On Wednesday, the faculty voted 70-15 to adopt a new pass-fail option, beginning in the fall 2015 semester. The new pass-fail option allows students to take up to three courses pass-fail, although not more than one in the same semester. A student may designate a course as pass-fail until 10 weeks into the semester, but this designation is permanent. The minimum grade to earn a pass, which does not count towards a student’s GPA, is a D-. An F in a course will be noted as an E on the transcript and will count towards a student’s GPA.
A letter from the Committee on Educational Policy (CEP) to the faculty listed the benefits of the new pass-fail option: “First, the new option would provide Williams students with a few more opportunities than currently exist to explore the curriculum on the basis of intellectual interest alone.

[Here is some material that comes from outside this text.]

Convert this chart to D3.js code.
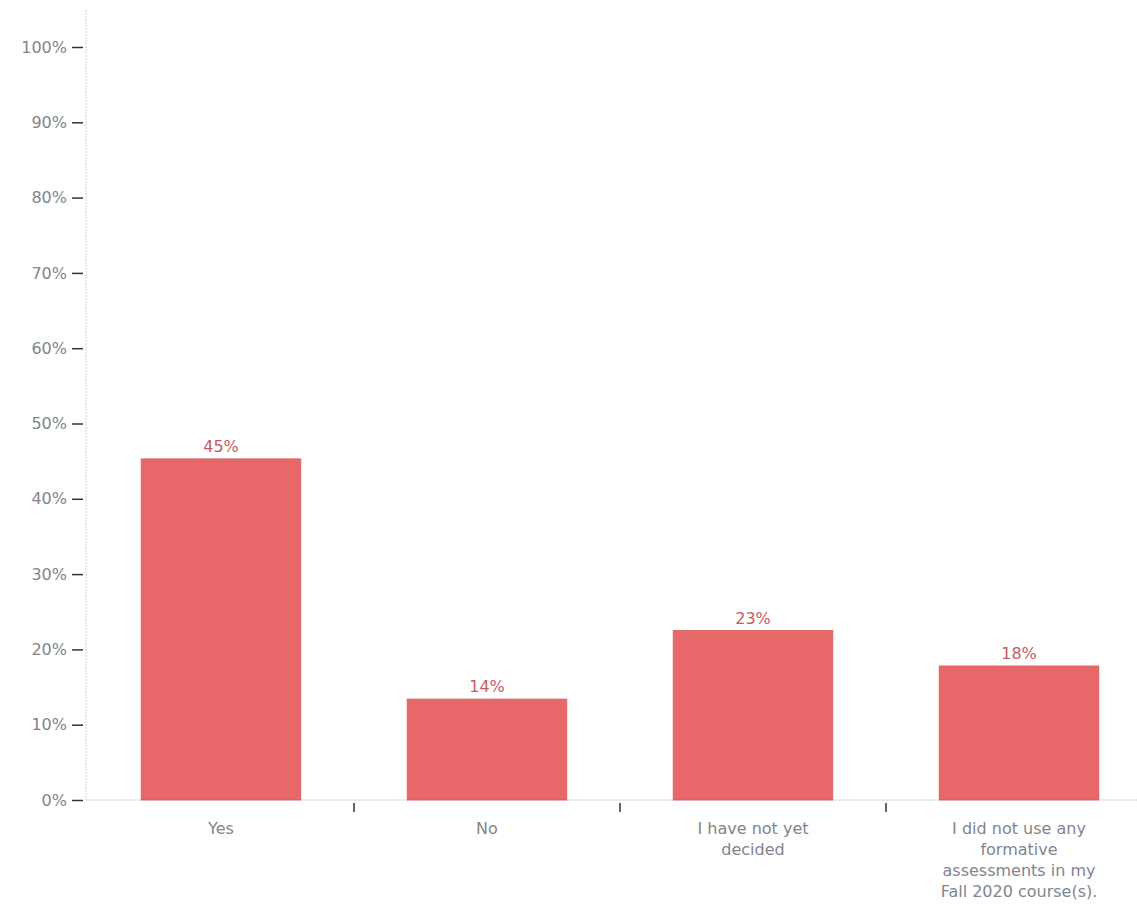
<!DOCTYPE html>
<meta charset="utf-8">
<style>
body { margin: 0; background: #fff; }
text { font-family: "DejaVu Sans", sans-serif; }
.axis text { fill: #80858e; font-size: 16px; }
.value { fill: #c45c66; font-size: 16px; text-anchor: middle; }
</style>
<svg width="1137" height="918"></svg>
<script src="https://d3js.org/d3.v7.min.js"></script>
<script>

var categories = ["Yes", "No", "I have not yet decided", "I did not use any formative assessments in my Fall 2020 course(s)."];
var labelLines = [["Yes"], ["No"], ["I have not yet", "decided"], ["I did not use any", "formative", "assessments in my", "Fall 2020 course(s)."]];
var values = [45.3, 13.4, 22.5, 17.8];
var valueLabels = ["45%", "14%", "23%", "18%"];
var yTicks = [0, 10, 20, 30, 40, 50, 60, 70, 80, 90, 100];

var svg = d3.select("svg");

var x = d3.scaleBand()
    .domain(categories)
    .range([88, 1152])
    .paddingInner(0.4)
    .paddingOuter(0.2);

var y = d3.scaleLinear()
    .domain([0, 100])
    .range([800, 47]);

// y axis
var yAxis = svg.append("g")
    .attr("class", "axis")
    .attr("transform", "translate(83,0)")
    .call(d3.axisLeft(y).tickValues(yTicks).tickFormat(function(d) { return d + "%"; }).tickSize(11).tickPadding(5));
yAxis.select(".domain").remove();
yAxis.selectAll(".tick line").attr("stroke", "#333").attr("stroke-width", 1.5);

svg.append("line")
    .attr("x1", 86).attr("x2", 86)
    .attr("y1", 10).attr("y2", 800)
    .attr("stroke", "#c9d3e0")
    .attr("stroke-dasharray", "2,1");

// baseline
svg.append("line")
    .attr("x1", 86).attr("x2", 1137)
    .attr("y1", 800).attr("y2", 800)
    .attr("stroke", "#c9ccd2")
    .attr("stroke-dasharray", "3,1");

// x ticks at band boundaries
var gap = x.paddingInner() * x.bandwidth() / (1 - x.paddingInner());
var bounds = categories.slice(1).map(function(c) { return x(c) - gap / 2; });
svg.append("g").selectAll("line")
    .data(bounds)
    .enter().append("line")
      .attr("x1", function(d) { return d; })
      .attr("x2", function(d) { return d; })
      .attr("y1", 803).attr("y2", 812)
      .attr("stroke", "#333")
      .attr("stroke-width", 1.5);

// bars
svg.append("g").selectAll("rect")
    .data(values)
    .enter().append("rect")
      .attr("x", function(d, i) { return x(categories[i]); })
      .attr("y", function(d) { return y(d); })
      .attr("width", x.bandwidth())
      .attr("height", function(d) { return y(0) - y(d); })
      .attr("fill", "#e8686a")
      .attr("stroke", "#d35c5e")
      .attr("stroke-width", 0.8);

svg.append("g").selectAll("text")
    .data(values)
    .enter().append("text")
      .attr("class", "value")
      .attr("x", function(d, i) { return x(categories[i]) + x.bandwidth() / 2; })
      .attr("y", function(d) { return y(d) - 7; })
      .text(function(d, i) { return valueLabels[i]; });

// category labels
var lab = svg.append("g").attr("class", "axis").selectAll("text")
    .data(categories)
    .enter().append("text")
      .attr("x", function(d) { return x(d) + x.bandwidth() / 2; })
      .attr("y", 834)
      .attr("text-anchor", "middle");
lab.each(function(d, i) {
  var t = d3.select(this);
  labelLines[i].forEach(function(line, j) {
    t.append("tspan")
      .attr("x", x(d) + x.bandwidth() / 2)
      .attr("dy", j === 0 ? 0 : 21)
      .text(line);
  });
});

</script>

Second, even for those who need no such encouragement, this pass-fail option would offer students a mild pressure release from concerns about grades and grade-point averages – a release that could have a range of positive consequences for the quality of student life, academic and otherwise. Third, the proposed option would result in a decrease in the number of deficiencies incurred by students, who could choose to designate a course pass-fail, when encountering difficulties up to the 10th week of the semester, rather than withdraw from that course. Such a reduction would lead to fewer summer courses and fifth courses having to be taken by our students to make up deficiencies, an outcome that would have both academic and financial advantages for our students and for the College.”

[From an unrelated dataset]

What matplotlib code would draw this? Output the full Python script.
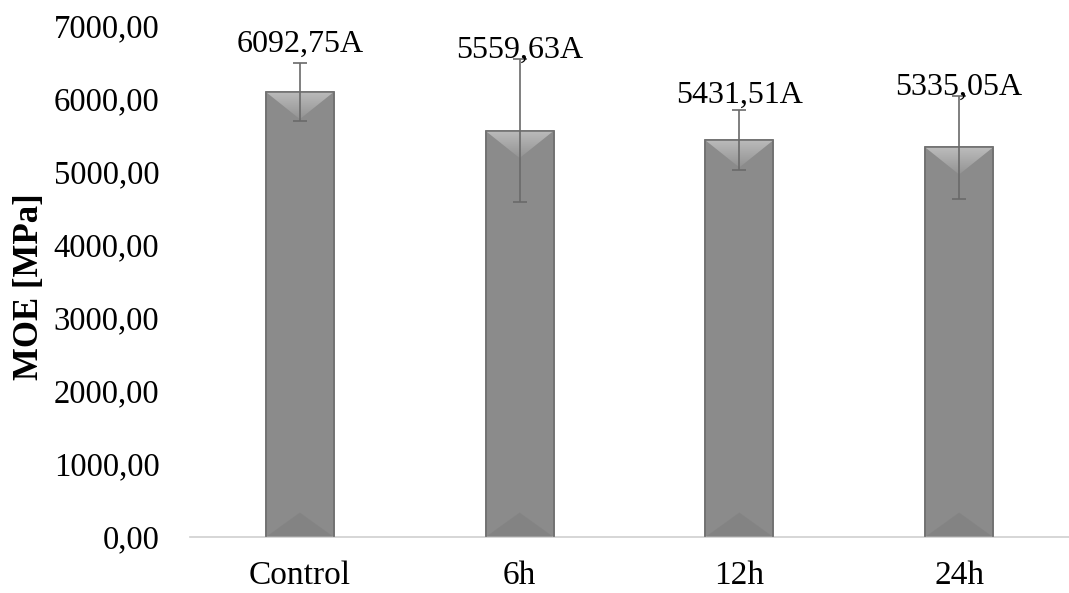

Pass-fail courses cannot be used to meet any requirement and do not count towards a major, certificate or concentration, with the exception of the first course. Chairs of departments or programs do have the ability to grant exceptions to this rule, but only in rare circumstances.
There is no longer a separate designation for pass-fail fifth-courses; however, a class to make up a deficiency can now be taken pass-fail. Music lessons may be taken as a partial-credit fifth course. If a partial-credit music course is taken pass-fail, it does not count towards the three-course limit.

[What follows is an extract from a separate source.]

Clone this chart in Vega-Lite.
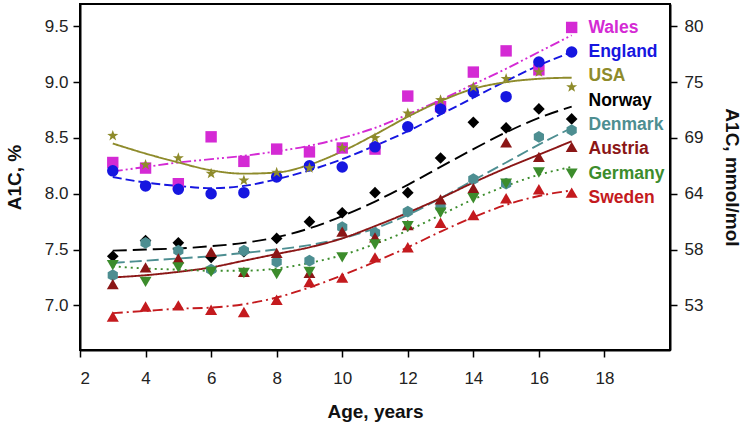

After the current semester, the Gaudino Option, in its fifth year, is set to expire. The new pass-fail option also has a sunset clause that will last five years.
“Students, while they very much liked having a pass-fail option, found the Gaudino Option too complicated,” said Peter Low, chair of CEP, on the lessons the committee learned from the implementation of the Gaudino Option. “They also felt that the lower grade floor for the Gaudino Option (the B- or .67 below a student’s GPA, whichever is lower) rewarded low risks but not high risks. That is, a student who worked really hard at a course that he/she found tremendously difficult, and received a C+, could not designate that course, in the end, for the Gaudino Option and that didn’t seem right.”